The White Rose was the only organized youth resistance group at universities in Nazi Germany (the Edelweiss Pirates and the Swingjugend weren’t specifically university groups and weren’t as organized), established by students and a professor in Munich in June of 1942. Gradually the White Rose movement has come to symbolize all German resistance to Naziism, although it is still not widely known outside Germany.
In their final leaflet distributed in February of 1943, the White Rose society wrote:
“Der deutsche Name bleibt für immer geschändet, wenn nicht die deutsche Jugend endlich aufsteht, rächt und sühnt zugleich, ihre Peiniger zerschmettert und ein neues geistiges Europa aufrichtet. Studentinnen! Studenten! Auf uns sieht das deutsche Volk!”
[The German name will be dishonored forever if the German youth do not finally rise up, take revenge, and atone, smash their tormentors, and establish a new Europe of the spirit. Students! Students! The German people look to us!]
The Allies made use of the group’s existence and their leaflets to encourage the German people to rise up against Hitler. The leaders were rounded up by the Nazi regime, tried in the Nazis’ “People’s Court” and sentenced to death. Several were beheaded. The Nazis then charged the widow of one execution victim 600 reichmarks for the cost of beheading him. Others received long prison terms.
After the war few source documents about the group were available in the West. The Soviet Union did collect a lot of the trial material and passed it to the East German authorities after that state was officially declared. It went to the Federal Archive of Germany in Berlin after East and West Germany merged in 1989, and was then published.
Now two honored guests have visited the Kaunas Jewish Community to talk about opening an exhibit about the White Rose in Kaunas.
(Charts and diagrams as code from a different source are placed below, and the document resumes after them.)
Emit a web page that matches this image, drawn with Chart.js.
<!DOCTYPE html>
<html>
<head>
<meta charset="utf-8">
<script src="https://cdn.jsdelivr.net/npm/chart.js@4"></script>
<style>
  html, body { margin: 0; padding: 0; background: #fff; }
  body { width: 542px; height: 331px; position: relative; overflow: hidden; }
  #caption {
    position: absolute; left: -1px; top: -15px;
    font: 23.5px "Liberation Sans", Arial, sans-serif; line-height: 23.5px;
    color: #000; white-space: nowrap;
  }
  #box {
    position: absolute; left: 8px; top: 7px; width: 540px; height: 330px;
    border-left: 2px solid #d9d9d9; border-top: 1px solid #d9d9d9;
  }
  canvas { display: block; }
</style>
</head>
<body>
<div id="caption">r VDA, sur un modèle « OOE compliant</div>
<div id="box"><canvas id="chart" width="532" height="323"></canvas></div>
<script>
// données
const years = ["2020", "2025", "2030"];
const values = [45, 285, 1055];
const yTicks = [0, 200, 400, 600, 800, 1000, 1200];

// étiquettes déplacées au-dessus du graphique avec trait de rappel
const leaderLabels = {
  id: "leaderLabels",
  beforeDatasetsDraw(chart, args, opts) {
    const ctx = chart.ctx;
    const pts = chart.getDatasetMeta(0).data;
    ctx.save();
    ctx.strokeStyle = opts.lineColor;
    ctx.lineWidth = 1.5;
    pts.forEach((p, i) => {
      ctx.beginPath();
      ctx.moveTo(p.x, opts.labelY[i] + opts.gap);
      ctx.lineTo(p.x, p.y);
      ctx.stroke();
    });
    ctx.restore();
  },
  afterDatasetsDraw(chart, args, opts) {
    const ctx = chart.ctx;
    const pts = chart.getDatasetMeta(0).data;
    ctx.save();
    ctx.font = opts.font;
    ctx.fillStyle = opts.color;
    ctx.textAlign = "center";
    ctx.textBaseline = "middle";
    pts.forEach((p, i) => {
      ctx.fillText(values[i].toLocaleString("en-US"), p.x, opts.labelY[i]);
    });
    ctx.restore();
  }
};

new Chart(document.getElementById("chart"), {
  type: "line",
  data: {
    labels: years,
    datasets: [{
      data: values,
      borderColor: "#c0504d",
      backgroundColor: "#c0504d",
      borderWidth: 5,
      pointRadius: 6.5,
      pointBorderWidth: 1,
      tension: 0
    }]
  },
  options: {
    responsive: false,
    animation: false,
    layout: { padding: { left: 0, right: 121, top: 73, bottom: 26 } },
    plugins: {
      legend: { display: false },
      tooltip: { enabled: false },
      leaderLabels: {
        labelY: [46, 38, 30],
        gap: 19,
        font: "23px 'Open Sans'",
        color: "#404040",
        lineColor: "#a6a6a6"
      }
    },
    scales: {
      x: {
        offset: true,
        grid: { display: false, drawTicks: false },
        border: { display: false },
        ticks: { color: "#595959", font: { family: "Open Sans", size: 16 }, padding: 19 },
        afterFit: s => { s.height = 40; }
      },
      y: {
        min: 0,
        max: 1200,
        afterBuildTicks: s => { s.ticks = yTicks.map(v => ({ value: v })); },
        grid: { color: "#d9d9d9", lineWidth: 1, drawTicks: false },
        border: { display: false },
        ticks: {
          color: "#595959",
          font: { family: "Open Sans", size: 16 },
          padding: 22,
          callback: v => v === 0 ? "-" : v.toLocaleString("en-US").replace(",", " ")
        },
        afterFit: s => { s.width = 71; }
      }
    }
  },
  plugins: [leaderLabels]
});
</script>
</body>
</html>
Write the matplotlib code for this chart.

Dr. Werner Rechman, coordinator of the Friedrich Ebert Foundation for the Baltic states, and Jolanta Steikūnaitė-Babarskė, the director of the Lithuanian office of the foundation, met with Kaunas Jewish Community chairman Gercas Žakas and Dainius Babilas, who is the director of the Kaunas Multicultural Center, to talk about the foundation’s exhibit and to discuss more generally tolerance in Lithuanian society and public perceptions of the Holocaust and Lithuanian Nazi collaboration. The exhibit is to open in Kaunas on July 5 at 6:00 P.M. at the Kaunas Multicultural Center located at Šv. Gertūdos (St. Gertrude’s) street no. 58 in Kaunas.